Some of us behave in a corporate context in an ethical way because we are instinctively kind to animals, small children and our employees. But, even those with less honourable instincts should now acknowledge that any company of any size that wants to prosper needs to demonstrate that it can explain and defend the way in which it runs its business. And the key point here is that, while no-one can deny that regulators are capable of over-regulating, increased requirements on companies to behave transparently are actually forces that we can harness to help us build better, more efficient and more valuable businesses. What do I mean by that?

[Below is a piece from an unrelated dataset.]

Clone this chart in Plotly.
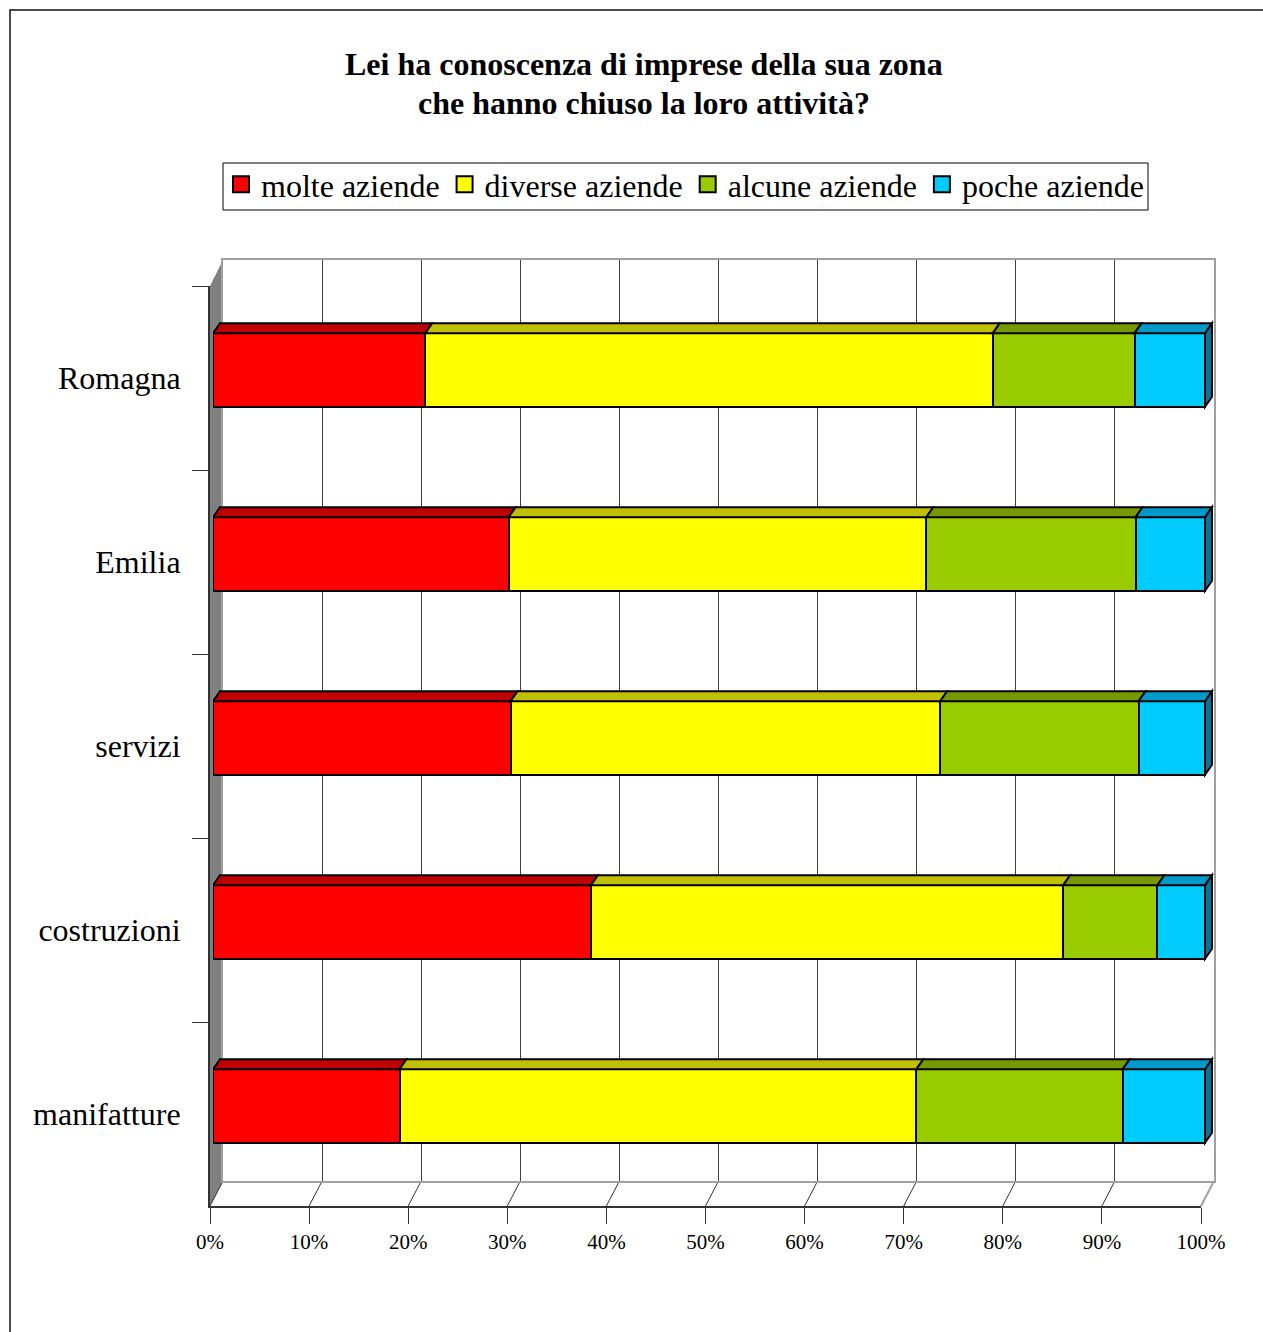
import plotly.graph_objects as go

# ---- data -------------------------------------------------------------
categories = ["Romagna", "Emilia", "servizi", "costruzioni", "manifatture"]
series_names = ["molte aziende", "diverse aziende", "alcune aziende", "poche aziende"]
molte = [21.4, 29.8, 30.0, 38.1, 18.8]
diverse = [57.2, 42.1, 43.3, 47.6, 52.1]
alcune = [14.3, 21.1, 20.0, 9.5, 20.8]
poche = [7.1, 7.0, 6.7, 4.8, 8.3]
tick_values = [0, 10, 20, 30, 40, 50, 60, 70, 80, 90, 100]
tick_labels = ["0%", "10%", "20%", "30%", "40%", "50%", "60%", "70%", "80%", "90%", "100%"]

series_values = [molte, diverse, alcune, poche]
front_colors = ["#FF0000", "#FFFF00", "#99CC00", "#00CCFF"]
top_colors = ["#BE0000", "#C0C000", "#779900", "#0099CC"]
side_color = "#007799"

FONT = "Liberation Serif, Times New Roman, serif"
W, H = 1263, 1332


def fx(px):
    return px / W


def fy(py):
    return 1 - py / H


# geometry of the pseudo-3D frame (pixels)
FRONT_L, FRONT_R, FRONT_B, FRONT_T = 210, 1201, 1206, 286
BACK_L, BACK_R, BACK_B, BACK_T = 223, 1214, 1181, 260
BAR_L, BAR_R = 213, 1205
BAR_AX_R = 1215
BAR_SHIFT = 8            # bars sit slightly higher than the category bands
DEPTH_DX, DEPTH_DY = 7, 10
BAR_WIDTH = 0.4
LEGEND_BOX = (223, 163, 1148, 210)

bar_px_per_unit = (BAR_R - BAR_L) / 100.0
bar_range_max = (BAR_AX_R - BAR_L) / bar_px_per_unit
band_px = (FRONT_B - FRONT_T) / len(categories)
dx_units = DEPTH_DX / bar_px_per_unit
dy_units = DEPTH_DY / band_px

fig = go.Figure()

# invisible point so the back-wall subplot gets drawn
fig.add_trace(go.Scatter(
    x=[0], y=[0], xaxis="x", yaxis="y", mode="markers",
    marker=dict(opacity=0), showlegend=False, hoverinfo="skip",
))

# stacked bars (front faces)
ypos = list(range(len(categories)))
for name, vals, col in zip(series_names, series_values, front_colors):
    fig.add_trace(go.Bar(
        y=ypos, x=vals, orientation="h", xaxis="x2", yaxis="y2",
        width=BAR_WIDTH, marker=dict(color=col, line=dict(color="black", width=2)),
        name=name, showlegend=False, hoverinfo="x+name",
    ))

# legend entries with larger square swatches
for name, col in zip(series_names, front_colors):
    fig.add_trace(go.Scatter(
        x=[None], y=[None], mode="markers", xaxis="x2", yaxis="y2", name=name,
        marker=dict(symbol="square", size=20, color=col, line=dict(color="black", width=2)),
    ))

# invisible trace registering the categories on the front axis
fig.add_trace(go.Scatter(
    x=[0] * len(categories), y=categories, xaxis="x3", yaxis="y3", mode="markers",
    marker=dict(opacity=0), showlegend=False, hoverinfo="skip",
))

shapes = []

# side wall on the left
shapes.append(dict(
    type="path", xref="paper", yref="paper", layer="below",
    path=f"M {fx(FRONT_L)},{fy(FRONT_B)} L {fx(FRONT_L)},{fy(FRONT_T)} "
         f"L {fx(BACK_L)},{fy(BACK_T)} L {fx(BACK_L)},{fy(BACK_B)} Z",
    fillcolor="#808080", line=dict(width=0),
))

# floor: receding lines at each tick
front_step = (FRONT_R - FRONT_L) / 100.0
back_step = (BACK_R - BACK_L) / 100.0
for v in tick_values:
    x_front = FRONT_L + v * front_step
    x_back = BACK_L + v * back_step
    is_edge = v == tick_values[-1]
    shapes.append(dict(
        type="line", xref="paper", yref="paper", layer="below",
        x0=fx(x_front), y0=fy(FRONT_B), x1=fx(x_back), y1=fy(BACK_B),
        line=dict(color="#A0A0A0" if is_edge else "#333333", width=2 if is_edge else 1),
    ))

# top and side faces of the bars
for i in range(len(categories)):
    start = 0.0
    y_front = i - BAR_WIDTH / 2
    y_back = y_front - dy_units
    for s, vals in enumerate(series_values):
        end = start + vals[i]
        shapes.append(dict(
            type="path", xref="x2", yref="y2", layer="above",
            path=f"M {start},{y_front} L {end},{y_front} L {end + dx_units},{y_back} "
                 f"L {start + dx_units},{y_back} Z",
            fillcolor=top_colors[s], line=dict(color="black", width=2),
        ))
        start = end
    y_bottom = i + BAR_WIDTH / 2
    shapes.append(dict(
        type="path", xref="x2", yref="y2", layer="above",
        path=f"M {start},{y_front} L {start + dx_units},{y_back} "
             f"L {start + dx_units},{y_bottom - dy_units} L {start},{y_bottom} Z",
        fillcolor=side_color, line=dict(color="black", width=2),
    ))

# legend frame
lx0, ly0, lx1, ly1 = LEGEND_BOX
shapes.append(dict(
    type="rect", xref="paper", yref="paper", layer="below",
    x0=fx(lx0), y0=fy(ly0), x1=fx(lx1), y1=fy(ly1),
    line=dict(color="black", width=1), fillcolor="white",
))

# outer frame
shapes.append(dict(
    type="rect", xref="paper", yref="paper", layer="above",
    x0=fx(10), y0=fy(10), x1=1.05, y1=-0.05,
    line=dict(color="#111111", width=1.5), fillcolor="rgba(0,0,0,0)",
))

title_lines = ["Lei ha conoscenza di imprese della sua zona",
               "che hanno chiuso la loro attività?"]
annotations = []
for line, ypx in zip(title_lines, [64, 103]):
    annotations.append(dict(
        text=f"<b>{line}</b>", x=fx(643.5), y=fy(ypx), xref="paper", yref="paper",
        xanchor="center", yanchor="middle", showarrow=False,
        font=dict(family=FONT, size=32, color="black"),
    ))

fig.update_layout(
    template="none",
    width=W, height=H, margin=dict(l=0, r=0, t=0, b=0, pad=0), autosize=False,
    paper_bgcolor="white", plot_bgcolor="rgba(0,0,0,0)",
    barmode="stack", bargap=0,
    font=dict(family=FONT, color="black"),
    shapes=shapes, annotations=annotations,
    showlegend=True,
    legend=dict(
        orientation="h", x=fx(lx0 - 2), y=fy(ly0 - 6), xanchor="left", yanchor="top",
        borderwidth=0, bgcolor="rgba(0,0,0,0)",
        font=dict(family=FONT, size=32, color="black"), itemwidth=30,
        traceorder="normal",
    ),
    # back wall with gridlines
    xaxis=dict(
        domain=[fx(BACK_L), fx(BACK_R)], range=[0, 100], anchor="y",
        showgrid=True, gridcolor="#404040", gridwidth=1, tick0=0, dtick=10,
        showticklabels=False, ticks="", zeroline=False, automargin=False,
        showline=True, mirror=True, linecolor="#A0A0A0", linewidth=2, fixedrange=True,
    ),
    yaxis=dict(
        domain=[fy(BACK_B), fy(BACK_T)], range=[0, 1], anchor="x",
        showgrid=False, showticklabels=False, ticks="", zeroline=False, automargin=False,
        showline=True, mirror=True, linecolor="#A0A0A0", linewidth=2, fixedrange=True,
    ),
    # bar axes
    xaxis2=dict(
        domain=[fx(BAR_L), fx(BAR_AX_R)], range=[0, bar_range_max], anchor="y2",
        visible=False, fixedrange=True, automargin=False,
    ),
    yaxis2=dict(
        domain=[fy(FRONT_B - BAR_SHIFT), fy(FRONT_T - BAR_SHIFT)],
        range=[len(categories) - 0.5, -0.5], anchor="x2", visible=False,
        fixedrange=True, automargin=False,
    ),
    # front axes with labels
    xaxis3=dict(
        domain=[fx(FRONT_L), fx(FRONT_R)], range=[0, 100], anchor="y3",
        tickvals=tick_values, ticktext=tick_labels, ticks="outside", ticklen=16,
        tickcolor="#333333", tickwidth=1, showline=True, linecolor="#333333", linewidth=2,
        showgrid=False, zeroline=False, tickfont=dict(family=FONT, size=21, color="black"),
        fixedrange=True, automargin=False,
    ),
    yaxis3=dict(
        domain=[fy(FRONT_B), fy(FRONT_T)], type="category",
        categoryorder="array", categoryarray=categories,
        range=[len(categories) - 0.5, -0.5], anchor="x3",
        tickson="boundaries", ticks="outside", ticklen=16, tickcolor="#333333", tickwidth=1,
        showline=True, linecolor="#333333", linewidth=2, showgrid=False, zeroline=False,
        tickfont=dict(family=FONT, size=32, color="black"), ticklabelstandoff=21,
        fixedrange=True, automargin=False,
    ),
)

fig.write_html("out.html")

Well, the company that thinks deeply about the implications and requirements of this heightened scrutiny will carry out a complete overhaul of how it does business, how it treats its employees and how it works with stakeholders and the communities it works alongside. It will spell out its vision and its values and it will introduce and adhere to a set of standards that will ensure the company and its staff stay ‘clean’ and do not cut corners. And what happens if there is clarity of direction, happy staff and strong relationships with stakeholders and local communities? Staff are committed and loyal and know what is expected of them. The company is a popular corporate neighbour. The commercial direction of travel is clear. Success becomes much easier to achieve.
And, while it can be tempting for the smaller or the new start-up to think that these are lessons only for the larger companies, the opposite is true. This kind of ‘transparency’ is something that is critical to the success of any company of any size. In fact, the best thing a start-up or SME can do is to start with a clear analysis of how it plans to operate, how it deals with its stakeholders, how it builds relationships with the communities it works with or alongside.
There is, of course, a strong temptation to start from a point where a firm’s management pats itself on the back and says, “We’re great people with the right motives.” A better approach is to start with zero assumptions and spend the time at the very beginning to spell out precisely what its approach will be to staff, customers and broader stakeholders.
And, when a firm has been up and running for a while, the value of road-testing these approaches and checking that they are still real, valid, fit for purpose and being implemented consistently cannot be overstated.
So by all means jib against over-regulation. But transparency can be our friend. Transparency can be the bedrock of a business that will succeed and keep on succeeding.